According to census figures, Buckhead has grown significantly over the last decade, drawing an estimated 80,000 people who have been attracted by restaurants, shopping, neighborhoods, new condos and good schools.
“We are victims of our own success,” said Cynthia Briscoe Brown, who has lived in Buckhead for 17 years. “We have worked so hard for the last decade to make the community aware of our wonderful public schools. I regularly get cold calls from people who want to buy my house, because they want to be in our school district."
According to figures released Friday by APS, five of the eight schools in the Buckhead cluster have enrollments higher than the recommended capacity. With 1,311 students, Sutton Elementary is 271 over capacity. More than a dozen trailers are scattered about the campus. Garden Hills Elementary School is 133 students over capacity, while Bolton Academy, the largest elementary school in the area, is 138 under capacity.
But E. Rivers Elementary School, a nearly 60-year-old facility located in the Peachtree Battle area, would be a major benefactor if the SPLOST passes. It has been playing catch-up for years. None of the projects that were proposed the school, targeted by SPLOST III funds, were ever done.
The school, completed in 1952, is busting at the seams with 203 more students that it should normally handle.
APS had to refund $48 million in SPLOST money to Fulton County after county officials failed to file a form that accurately reflected enrollments of the city and county school systems, resulting in an overpayment to Atlanta. As a result, APS was forced to delay several construction projects.
Originally, $5 million had been allotted to E. Rivers in SPLOST IV, but that figure was revised to $10.2 million to make up for SPLOST III.
To address the overcrowding, the school re-configured the auditorium into four classrooms. The auditorium classrooms have walls, but high ceilings, which makes it difficult to hear.
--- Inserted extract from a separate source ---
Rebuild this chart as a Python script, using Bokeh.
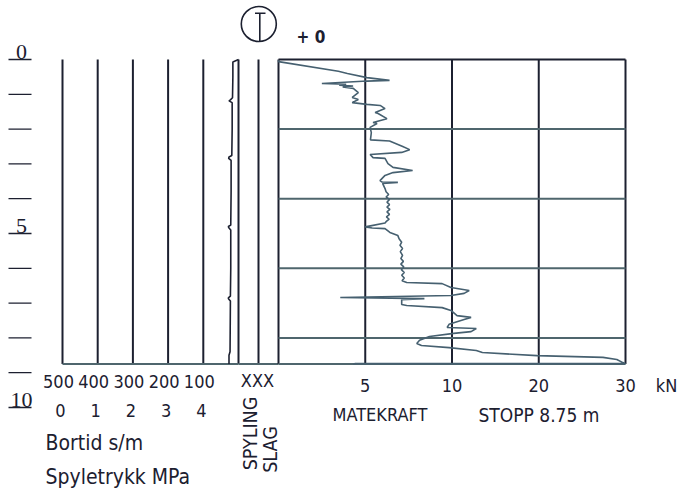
import numpy as np
from bokeh.plotting import figure
from bokeh.models import Range1d
from bokeh.core.properties import value
from bokeh.embed import file_html
from bokeh.resources import INLINE

# ---------------------------------------------------------------- data
stop_depth = 8.75                      # m
depth_ticks = list(range(0, 11))       # m
depth_labels = [0, 5, 10]
grid_depths = [2, 4, 6, 8]

bortid_ticks = [500, 400, 300, 200, 100]   # s/m
bortid_zero = 0
spyl_ticks = [0, 1, 2, 3, 4]               # MPa

force_breaks = [0, 5, 10, 20, 30]          # kN, piecewise scale
force_ticks = [5, 10, 20, 30]

# feed force (matekraft) against depth
mk_depth = [0.02, 0.06, 0.34, 0.40, 0.52, 0.60, 0.62, 0.69, 0.71, 0.74, 0.76, 0.79,
            0.83, 0.95, 1.09, 1.15, 1.24, 1.29, 1.32, 1.41, 1.52, 1.55, 1.70, 1.81,
            1.84, 1.95, 2.10, 2.31, 2.34, 2.50, 2.59, 2.67, 2.73, 2.82, 2.84, 2.99,
            3.10, 3.19, 3.25, 3.33, 3.48, 3.52, 3.53, 3.56, 3.71, 3.80, 3.88, 3.95,
            4.02, 4.10, 4.17, 4.24, 4.31, 4.38, 4.45, 4.52, 4.59, 4.66, 4.70, 4.78,
            4.81, 4.84, 4.86, 4.97, 5.06, 5.15, 5.25, 5.34, 5.43, 5.52, 5.63, 5.72,
            5.80, 5.88, 5.96, 6.04, 6.12, 6.20, 6.28, 6.36, 6.41, 6.44, 6.55, 6.64,
            6.72, 6.78, 6.84, 6.87, 6.90, 7.04, 7.07, 7.13, 7.21, 7.36, 7.41, 7.47,
            7.61, 7.70, 7.73, 7.82, 7.87, 7.96, 8.07, 8.16, 8.22, 8.28, 8.36, 8.42,
            8.51, 8.56, 8.62, 8.71, 8.74, 8.74, 8.76]
mk_kn = [0.0, 0.0, 3.45, 3.97, 5.1, 6.4, 5.1, 2.5, 3.9, 3.5, 4.3, 3.7,
         4.31, 4.6, 4.25, 4.6, 4.25, 5.1, 5.86, 6.14, 5.57, 5.74, 6.25, 5.45,
         5.68, 5.28, 5.35, 5.3, 6.4, 7.16, 7.56, 7.1, 5.28, 5.45, 6.14, 6.31,
         6.6, 7.73, 6.6, 6.14, 5.85, 5.97, 6.88, 6.0, 6.14, 6.2, 6.35, 6.2,
         6.4, 6.25, 6.4, 6.25, 6.42, 6.25, 6.4, 6.22, 6.38, 6.2, 6.14, 5.3,
         5.0, 5.4, 6.14, 6.42, 6.88, 6.95, 7.1, 7.0, 7.15, 7.02, 7.15, 7.05,
         7.2, 7.05, 7.22, 7.08, 7.25, 7.1, 7.25, 7.12, 7.39, 9.43, 9.94, 11.98,
         11.4, 9.94, 3.56, 8.41, 7.1, 7.1, 7.39, 9.43, 9.94, 10.58, 12.2, 11.4,
         9.83, 9.72, 12.8, 12.2, 10.2, 8.7, 8.13, 7.97, 8.24, 9.83, 12.8, 13.5,
         19.8, 27.4, 29.0, 29.7, 30.0, 4.4, 4.3]

# drilling time (bortid) against depth
bt_depth = [0.0, 0.07, 0.5, 1.10, 1.16, 1.19, 1.24, 2.0, 2.76, 2.80, 2.84, 2.90,
            3.8, 4.76, 4.80, 4.84, 4.90, 6.0, 6.80, 6.85, 6.88, 6.94, 8.40, 8.50, 8.75]
bt_s = [0, 16, 16, 17, 23, 27, 18, 18, 19, 27, 28, 21,
        21, 22, 29, 27, 22, 22, 23, 29, 28, 23, 24, 27, 27]

# ---------------------------------------------------------------- layout
W, H = 678, 490
DEPTH_TOP, PX_PER_M = 59.0, 34.8

INK = "#1c2030"
CURVE = "#466070"
GRID = "#4f666d"
FONT = value("DejaVu Sans Condensed")


def span(px_a, val_a, px_b, val_b, size):
    """Range whose values val_a/val_b land on pixels px_a/px_b."""
    k = (val_b - val_a) / (px_b - px_a)
    return Range1d(start=val_a - px_a * k, end=val_a + (size - px_a) * k)


def fpos(kn):
    return np.interp(kn, force_breaks, np.arange(len(force_breaks)))


p = figure(width=W, height=H, output_backend="svg", toolbar_location=None,
           x_axis_type=None, y_axis_type=None, min_border=0,
           x_range=Range1d(0, W), y_range=Range1d(H, 0))
p.outline_line_color = None
p.grid.visible = False
p.background_fill_color = "white"

p.extra_y_ranges = {"depth": Range1d(start=(H - DEPTH_TOP) / PX_PER_M,
                                     end=-DEPTH_TOP / PX_PER_M)}
p.extra_x_ranges = {
    "bortid": span(62, 500, 238, 0, W),
    "spyl": span(62, 0, 203, 4, W),
    "force": span(278, 0, 625, 4, W),
}

# depth ruler on the far left
p.segment(x0=[8] * len(depth_ticks), x1=[31] * len(depth_ticks),
          y0=depth_ticks, y1=depth_ticks, y_range_name="depth",
          line_color=INK, line_width=1.3)
p.text(x=[21] * len(depth_labels), y=depth_labels, text=[str(d) for d in depth_labels],
       y_range_name="depth", text_align="center", text_baseline="bottom", y_offset=-1,
       text_font=value("Liberation Serif"), text_font_size="22px", text_color=INK)

# drilling-time / flushing-pressure panel
p.segment(x0=bortid_ticks + [bortid_zero], x1=bortid_ticks + [bortid_zero],
          y0=[0] * 6, y1=[stop_depth] * 6, x_range_name="bortid", y_range_name="depth",
          line_color=INK, line_width=2)
p.segment(x0=[500], x1=[0], y0=[stop_depth], y1=[stop_depth],
          x_range_name="bortid", y_range_name="depth", line_color=GRID, line_width=2)
p.line(x=bt_s, y=bt_depth, x_range_name="bortid", y_range_name="depth",
       line_color=INK, line_width=1.6)

# flushing / hammering column
p.segment(x0=[258], x1=[258], y0=[0], y1=[stop_depth], y_range_name="depth",
          line_color=INK, line_width=2)
p.segment(x0=[238], x1=[278], y0=[stop_depth], y1=[stop_depth], y_range_name="depth",
          line_color=GRID, line_width=2)

# feed-force panel
fx = fpos(force_breaks)
p.segment(x0=fx, x1=fx, y0=[0] * len(fx), y1=[stop_depth] * len(fx),
          x_range_name="force", y_range_name="depth", line_color=INK, line_width=2)
p.segment(x0=[0] * len(grid_depths), x1=[fpos(30)] * len(grid_depths),
          y0=grid_depths, y1=grid_depths, x_range_name="force", y_range_name="depth",
          line_color=GRID, line_width=2)
p.segment(x0=[0], x1=[fpos(30)], y0=[0], y1=[0], x_range_name="force",
          y_range_name="depth", line_color=INK, line_width=2)
p.segment(x0=[0], x1=[fpos(30)], y0=[stop_depth], y1=[stop_depth], x_range_name="force",
          y_range_name="depth", line_color=GRID, line_width=2)
p.line(x=fpos(mk_kn), y=mk_depth, x_range_name="force", y_range_name="depth",
       line_color=CURVE, line_width=1.6)

# tick labels
lab = dict(text_font=FONT, text_font_size="18px", text_color=INK,
           text_align="center", text_baseline="middle")
p.text(x=bortid_ticks, y=[381] * 5, text=[str(t) for t in bortid_ticks],
       x_range_name="bortid", x_offset=-4, **lab)
p.text(x=spyl_ticks, y=[410] * 5, text=[str(t) for t in spyl_ticks],
       x_range_name="spyl", x_offset=-2, **lab)
p.text(x=fpos(force_ticks), y=[385] * 4, text=[str(t) for t in force_ticks],
       x_range_name="force", **lab)
p.text(x=[666], y=[385], text=["kN"], **lab)
p.text(x=[257], y=[380], text=["XXX"], **lab)

left = dict(lab, text_align="left")
big = dict(left, text_font_size="21px")
p.text(x=[45], y=[442], text=["Bortid s/m"], **big)
p.text(x=[45], y=[476], text=["Spyletrykk MPa"], **big)
p.text(x=[332], y=[414], text=["MATEKRAFT"], **left)
p.text(x=[478], y=[414], text=[f"STOPP {stop_depth:.2f} m"], **dict(left, text_font_size="19px"))
vert = dict(lab, text_font_size="19.5px")
p.text(x=[250], y=[433], text=["SPYLING"], angle=np.pi / 2, **vert)
p.text(x=[270], y=[449], text=["SLAG"], angle=np.pi / 2, **vert)
p.text(x=[296], y=[36], text=["+ 0"], text_font=FONT, text_font_size="17px",
       text_font_style="bold", text_color=INK, text_baseline="middle")

# circled T marker
p.scatter(x=[258.3], y=[23.5], marker="circle", size=35, fill_color=None,
          line_color=INK, line_width=1.6)
p.segment(x0=[254.5, 259.3], x1=[265, 259.3], y0=[12.7, 12.7], y1=[12.7, 41],
          line_color=INK, line_width=1.6)

open("out.html", "w").write(file_html(p, INLINE))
PTA Vice President Christianna McCaleb said with no dedicated auditorium, the school has eliminated all class and school performances, including the traditional “Nutcracker,” and moved meetings to the cafeteria or a church across the street.
“It is not a good learning environment,” said McCaleb, whose second grade son’s classroom is in the auditorium."We are going to have to get these improvements."